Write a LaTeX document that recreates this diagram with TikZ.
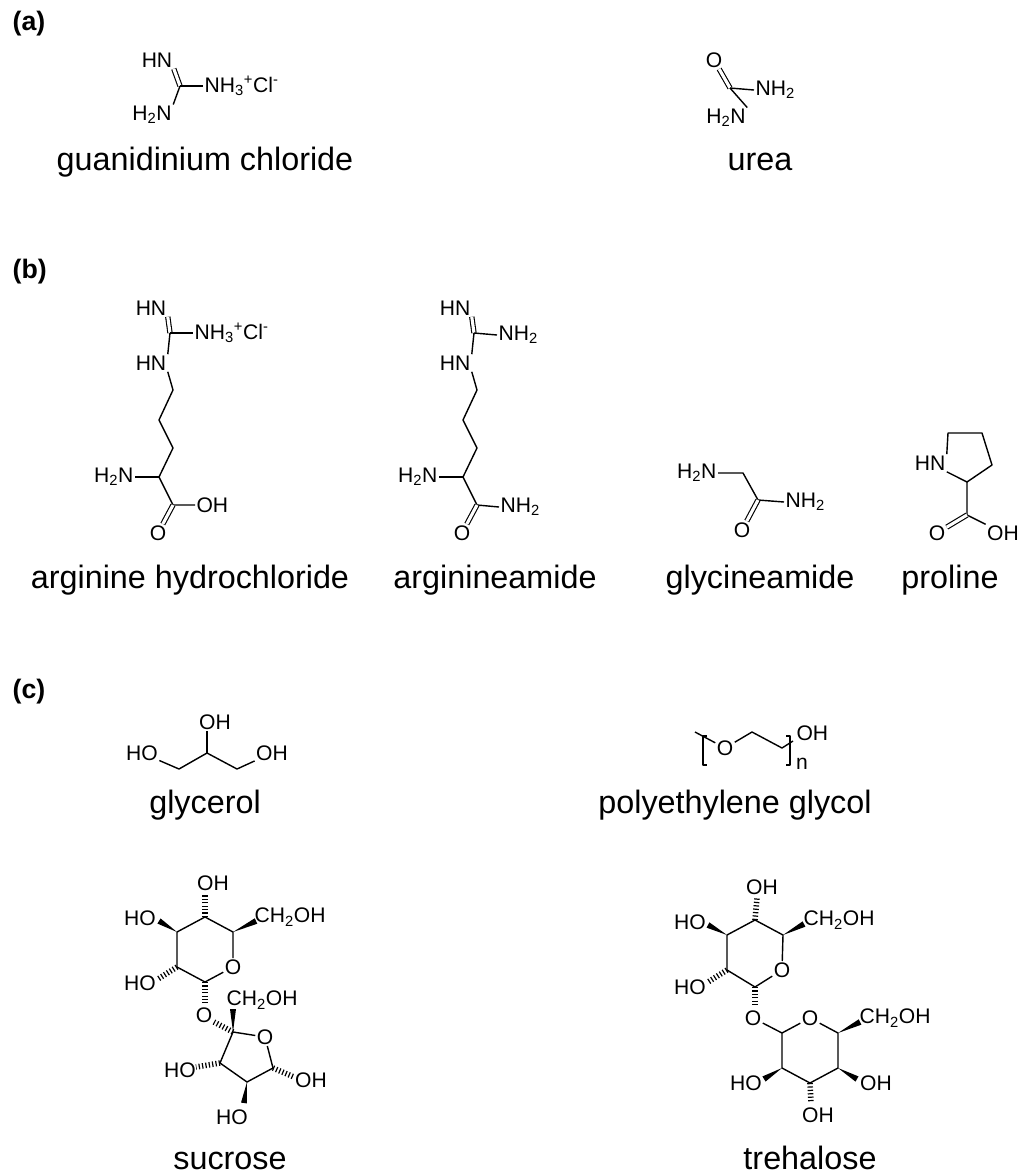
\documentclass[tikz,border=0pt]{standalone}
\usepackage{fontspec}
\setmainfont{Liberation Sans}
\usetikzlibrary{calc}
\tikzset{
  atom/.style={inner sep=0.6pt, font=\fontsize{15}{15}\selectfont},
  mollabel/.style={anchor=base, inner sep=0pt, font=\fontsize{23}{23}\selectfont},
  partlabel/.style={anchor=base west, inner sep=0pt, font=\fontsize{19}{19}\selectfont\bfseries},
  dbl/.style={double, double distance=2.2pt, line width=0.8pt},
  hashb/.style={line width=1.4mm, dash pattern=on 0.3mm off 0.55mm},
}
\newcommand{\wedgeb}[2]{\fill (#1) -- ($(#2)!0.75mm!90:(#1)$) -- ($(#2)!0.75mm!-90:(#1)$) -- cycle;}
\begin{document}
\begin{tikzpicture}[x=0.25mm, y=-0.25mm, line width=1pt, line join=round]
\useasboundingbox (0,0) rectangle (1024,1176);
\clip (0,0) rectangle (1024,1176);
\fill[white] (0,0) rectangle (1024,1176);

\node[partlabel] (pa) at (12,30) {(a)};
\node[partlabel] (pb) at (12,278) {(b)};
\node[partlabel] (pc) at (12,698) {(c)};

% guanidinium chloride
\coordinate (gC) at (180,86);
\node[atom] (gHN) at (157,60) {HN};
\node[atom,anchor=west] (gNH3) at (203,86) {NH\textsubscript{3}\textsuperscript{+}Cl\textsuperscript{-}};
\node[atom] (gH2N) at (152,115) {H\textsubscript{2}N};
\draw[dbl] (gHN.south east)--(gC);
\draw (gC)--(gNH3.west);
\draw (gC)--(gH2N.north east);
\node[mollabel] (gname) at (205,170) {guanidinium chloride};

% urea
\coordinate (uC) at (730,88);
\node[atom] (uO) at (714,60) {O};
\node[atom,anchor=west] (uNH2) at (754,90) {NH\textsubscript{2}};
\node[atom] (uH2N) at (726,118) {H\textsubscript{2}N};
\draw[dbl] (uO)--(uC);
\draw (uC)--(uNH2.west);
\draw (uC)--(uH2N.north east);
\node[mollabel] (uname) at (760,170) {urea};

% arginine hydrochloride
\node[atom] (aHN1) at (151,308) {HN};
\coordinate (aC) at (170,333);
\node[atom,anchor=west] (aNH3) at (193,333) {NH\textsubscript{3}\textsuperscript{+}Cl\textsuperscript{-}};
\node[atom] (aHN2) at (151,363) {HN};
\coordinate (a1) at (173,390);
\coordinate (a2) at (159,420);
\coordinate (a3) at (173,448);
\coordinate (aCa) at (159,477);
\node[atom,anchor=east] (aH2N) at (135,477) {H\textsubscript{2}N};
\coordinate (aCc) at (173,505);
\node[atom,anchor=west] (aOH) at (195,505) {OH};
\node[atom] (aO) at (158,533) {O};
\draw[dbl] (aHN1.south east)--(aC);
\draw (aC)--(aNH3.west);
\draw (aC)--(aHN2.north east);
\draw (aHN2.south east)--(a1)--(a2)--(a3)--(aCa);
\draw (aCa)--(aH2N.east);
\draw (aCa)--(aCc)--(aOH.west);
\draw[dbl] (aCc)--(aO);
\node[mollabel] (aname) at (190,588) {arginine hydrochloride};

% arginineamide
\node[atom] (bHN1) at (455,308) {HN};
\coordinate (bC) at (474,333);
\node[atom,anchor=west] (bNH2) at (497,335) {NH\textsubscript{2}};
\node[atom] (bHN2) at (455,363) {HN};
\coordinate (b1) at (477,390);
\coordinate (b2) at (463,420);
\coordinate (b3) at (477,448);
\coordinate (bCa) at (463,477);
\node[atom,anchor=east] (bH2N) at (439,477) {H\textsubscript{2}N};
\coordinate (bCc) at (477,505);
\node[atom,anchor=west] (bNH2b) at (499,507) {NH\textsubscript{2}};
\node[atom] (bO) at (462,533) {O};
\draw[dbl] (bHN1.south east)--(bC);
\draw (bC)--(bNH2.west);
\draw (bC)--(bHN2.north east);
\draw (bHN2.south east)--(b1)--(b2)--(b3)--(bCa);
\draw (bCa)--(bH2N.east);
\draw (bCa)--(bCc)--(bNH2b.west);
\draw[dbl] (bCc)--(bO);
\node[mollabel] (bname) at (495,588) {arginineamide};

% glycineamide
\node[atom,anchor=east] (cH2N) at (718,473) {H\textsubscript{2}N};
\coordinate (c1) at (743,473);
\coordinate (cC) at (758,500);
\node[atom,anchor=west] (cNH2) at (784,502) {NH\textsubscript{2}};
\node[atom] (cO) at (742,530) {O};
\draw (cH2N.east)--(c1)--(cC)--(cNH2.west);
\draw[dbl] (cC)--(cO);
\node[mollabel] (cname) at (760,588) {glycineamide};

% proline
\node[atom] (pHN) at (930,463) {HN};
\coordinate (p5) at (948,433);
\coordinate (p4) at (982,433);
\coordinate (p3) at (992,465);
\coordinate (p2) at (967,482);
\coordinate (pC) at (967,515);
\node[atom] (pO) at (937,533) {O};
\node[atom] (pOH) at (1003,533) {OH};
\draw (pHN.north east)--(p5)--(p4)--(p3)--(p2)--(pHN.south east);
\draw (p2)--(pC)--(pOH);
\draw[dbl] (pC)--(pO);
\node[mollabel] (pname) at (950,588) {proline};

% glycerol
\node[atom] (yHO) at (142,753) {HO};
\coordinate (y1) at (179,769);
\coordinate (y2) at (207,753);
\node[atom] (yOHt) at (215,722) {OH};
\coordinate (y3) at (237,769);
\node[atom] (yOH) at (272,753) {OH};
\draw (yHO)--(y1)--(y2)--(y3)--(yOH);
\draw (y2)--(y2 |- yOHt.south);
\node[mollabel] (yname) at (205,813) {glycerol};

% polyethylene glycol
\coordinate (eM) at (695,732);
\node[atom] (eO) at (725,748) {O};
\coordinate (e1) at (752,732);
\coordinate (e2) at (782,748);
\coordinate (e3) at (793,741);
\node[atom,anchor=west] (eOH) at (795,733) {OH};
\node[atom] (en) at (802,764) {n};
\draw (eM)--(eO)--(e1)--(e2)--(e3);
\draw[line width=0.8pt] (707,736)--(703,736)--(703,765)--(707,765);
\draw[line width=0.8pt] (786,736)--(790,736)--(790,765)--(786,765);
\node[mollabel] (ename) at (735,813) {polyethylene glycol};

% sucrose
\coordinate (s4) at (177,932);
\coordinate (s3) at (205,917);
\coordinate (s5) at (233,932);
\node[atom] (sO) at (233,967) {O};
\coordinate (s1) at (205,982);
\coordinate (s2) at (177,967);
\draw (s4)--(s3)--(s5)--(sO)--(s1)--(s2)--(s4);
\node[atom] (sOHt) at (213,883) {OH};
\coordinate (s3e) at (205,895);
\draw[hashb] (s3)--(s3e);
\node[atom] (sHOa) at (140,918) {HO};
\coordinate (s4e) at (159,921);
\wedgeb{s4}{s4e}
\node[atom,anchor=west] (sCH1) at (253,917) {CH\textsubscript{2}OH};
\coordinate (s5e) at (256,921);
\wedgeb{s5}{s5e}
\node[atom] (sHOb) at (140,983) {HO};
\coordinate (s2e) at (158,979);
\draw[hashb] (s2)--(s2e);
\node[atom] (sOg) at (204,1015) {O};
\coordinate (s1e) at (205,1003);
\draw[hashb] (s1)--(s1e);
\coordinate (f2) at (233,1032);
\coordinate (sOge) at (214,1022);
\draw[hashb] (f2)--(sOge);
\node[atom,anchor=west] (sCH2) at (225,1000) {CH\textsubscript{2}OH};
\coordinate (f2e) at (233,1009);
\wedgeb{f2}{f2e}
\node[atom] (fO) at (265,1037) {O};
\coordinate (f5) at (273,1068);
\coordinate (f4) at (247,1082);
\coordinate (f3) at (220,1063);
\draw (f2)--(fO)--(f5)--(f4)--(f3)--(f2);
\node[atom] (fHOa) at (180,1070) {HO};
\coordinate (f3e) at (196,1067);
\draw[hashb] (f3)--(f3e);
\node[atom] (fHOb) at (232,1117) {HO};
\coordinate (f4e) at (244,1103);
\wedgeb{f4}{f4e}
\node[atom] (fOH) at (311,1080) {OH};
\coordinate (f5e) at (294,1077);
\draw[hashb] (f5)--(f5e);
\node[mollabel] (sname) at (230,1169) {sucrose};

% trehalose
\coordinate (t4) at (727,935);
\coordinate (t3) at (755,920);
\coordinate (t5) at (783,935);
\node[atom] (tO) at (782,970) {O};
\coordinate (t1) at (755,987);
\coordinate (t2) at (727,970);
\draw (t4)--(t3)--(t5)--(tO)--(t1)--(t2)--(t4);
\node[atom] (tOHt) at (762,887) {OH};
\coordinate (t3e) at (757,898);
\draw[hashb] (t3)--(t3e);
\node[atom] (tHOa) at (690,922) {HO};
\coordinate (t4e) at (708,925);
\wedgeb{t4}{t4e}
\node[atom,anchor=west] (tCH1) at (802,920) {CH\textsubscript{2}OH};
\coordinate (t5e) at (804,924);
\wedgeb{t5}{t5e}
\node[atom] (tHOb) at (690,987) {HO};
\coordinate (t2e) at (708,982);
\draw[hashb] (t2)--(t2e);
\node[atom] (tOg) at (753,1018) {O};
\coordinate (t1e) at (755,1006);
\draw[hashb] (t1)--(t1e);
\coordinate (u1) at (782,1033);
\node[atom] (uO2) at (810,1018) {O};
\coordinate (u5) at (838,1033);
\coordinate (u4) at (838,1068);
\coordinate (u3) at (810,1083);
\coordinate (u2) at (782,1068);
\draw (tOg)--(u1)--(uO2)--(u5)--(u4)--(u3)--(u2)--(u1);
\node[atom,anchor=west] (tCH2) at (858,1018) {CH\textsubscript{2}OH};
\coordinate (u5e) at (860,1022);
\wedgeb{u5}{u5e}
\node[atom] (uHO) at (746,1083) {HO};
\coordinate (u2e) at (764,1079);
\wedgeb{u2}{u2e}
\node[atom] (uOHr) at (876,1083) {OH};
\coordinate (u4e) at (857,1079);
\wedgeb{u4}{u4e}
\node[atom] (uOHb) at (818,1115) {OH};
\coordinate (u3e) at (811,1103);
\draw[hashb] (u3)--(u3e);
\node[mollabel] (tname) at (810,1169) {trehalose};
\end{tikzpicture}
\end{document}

==

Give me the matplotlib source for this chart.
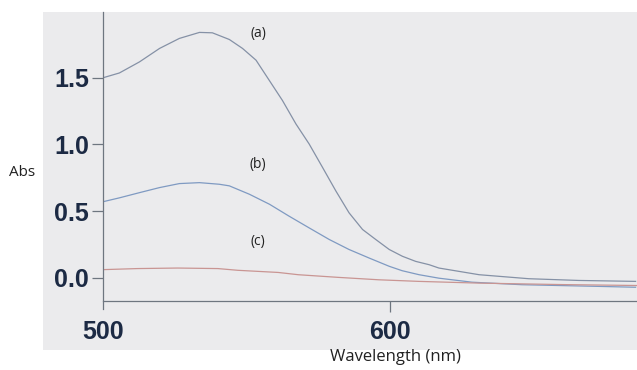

...

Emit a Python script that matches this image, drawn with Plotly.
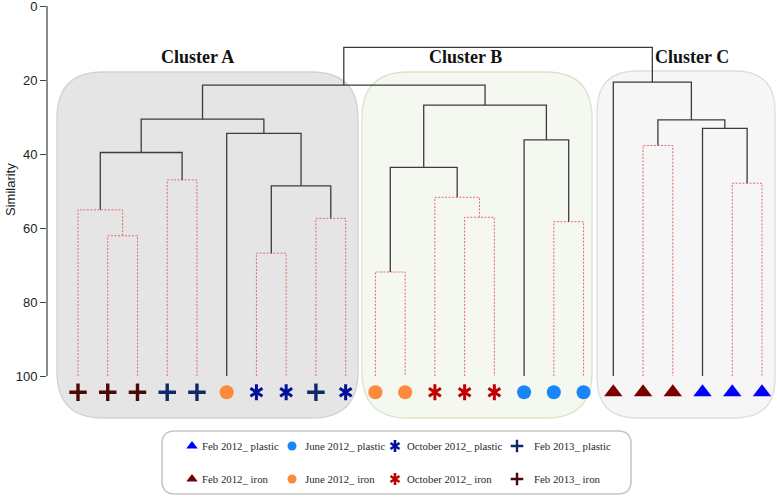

## SHORT TASK
Gather up every line in the data above that contains the word "this", copying each one.

## CORRECT RESPONSE
Write a LaTeX document that recreates this diagram with TikZ.
Give me the matplotlib source for this chart.
Emit a Python script that matches this image, drawn with Plotly.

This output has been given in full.